Low cost carrier emergence in Japan and East Africa

Since deregulation, the Japanese low-cost carrier market has been growing at speed. Some thought that with Japan Airlines (JAL) back in good order, it and ANA would stifle low-cost demand after some time. Close to ten years since the final round of airline market deregulation, eight low-cost airlines control just over 10% market share. Of the eight, the big four are Peach Aviation, Vanilla Air, Jetstar Japan and Spring Airlines Japan – of these Jetstar Japan and Peach Aviation are the two low cost airlines that are generating most of the growth. Both are partly owned by none other than JAL and ANA, respectively. This shows that the emergence of Japanese low cost carriers is certainly not detrimental to the operations or margins of ANA and/or JAL. In fact, Jetstar and Peach have total low cost control at Osaka Kansai, Fukuoka and Nagoya. Only at Tokyo’s Narita does Spring Japan and Vanilla come into the picture with key routes. AirAsia is sure to make an impact from summer 2016, but it is hard to see the airline being able to challenge the ANA and JAL low-cost machines.
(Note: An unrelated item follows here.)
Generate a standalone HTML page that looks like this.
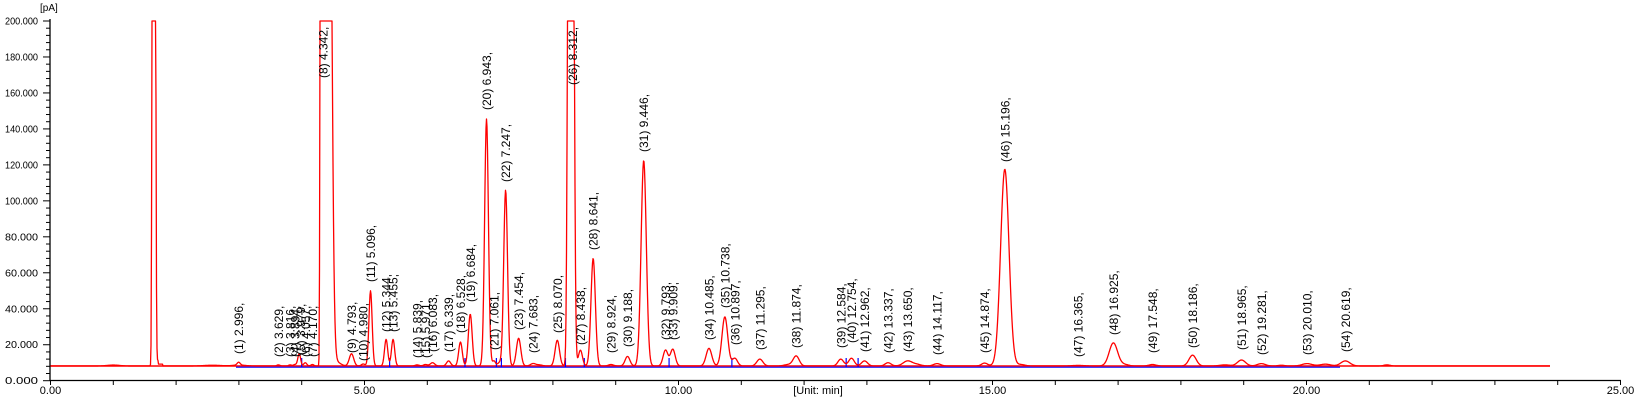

Management has been keen to choose an underserved large population catchment airfield in the form of Chūbu Centrair International Airport as its hub and this does give the airline a head start to get rolling without having to offer ticket prices at huge discount. The advent of specialist LCC terminals at Japanese airports should cut costs further for these airlines but we must consider the danger that rates at these terminals will rise eventually, and if they come anywhere close to rates at the normal terminal gates, these no frills LCC terminals will become a problem for the low-cost carriers that JAL and ANA in the main terminals will be able to use to their advantage. Of the Japanese low costs, five are Airbus operators while four are Boeing operators.

Meanwhile, Fastjet in Africa is facing an increase in competition from none other than Air Zimbabwe, which is introducing two weekly flights to Dar es Salaam in Tanzania from Harare in Zimbabwe at prices starting at $400 for a return ticket. This follows on from the Harare to Victoria Falls route addition by Air Zimbabwe and the re-introduction of the major Harare-Johannesburg route that has had quite an impact on Fastjet. Air Zimbabwe is government backed and has debts in excess of $200 million at this time. We are seeing the familiar scenario of government-backed loss making airlines driving down the margins of privately run airlines. Air Zimbabwe, if the government can keep the airline running, presents a significant danger to Fastjet margins.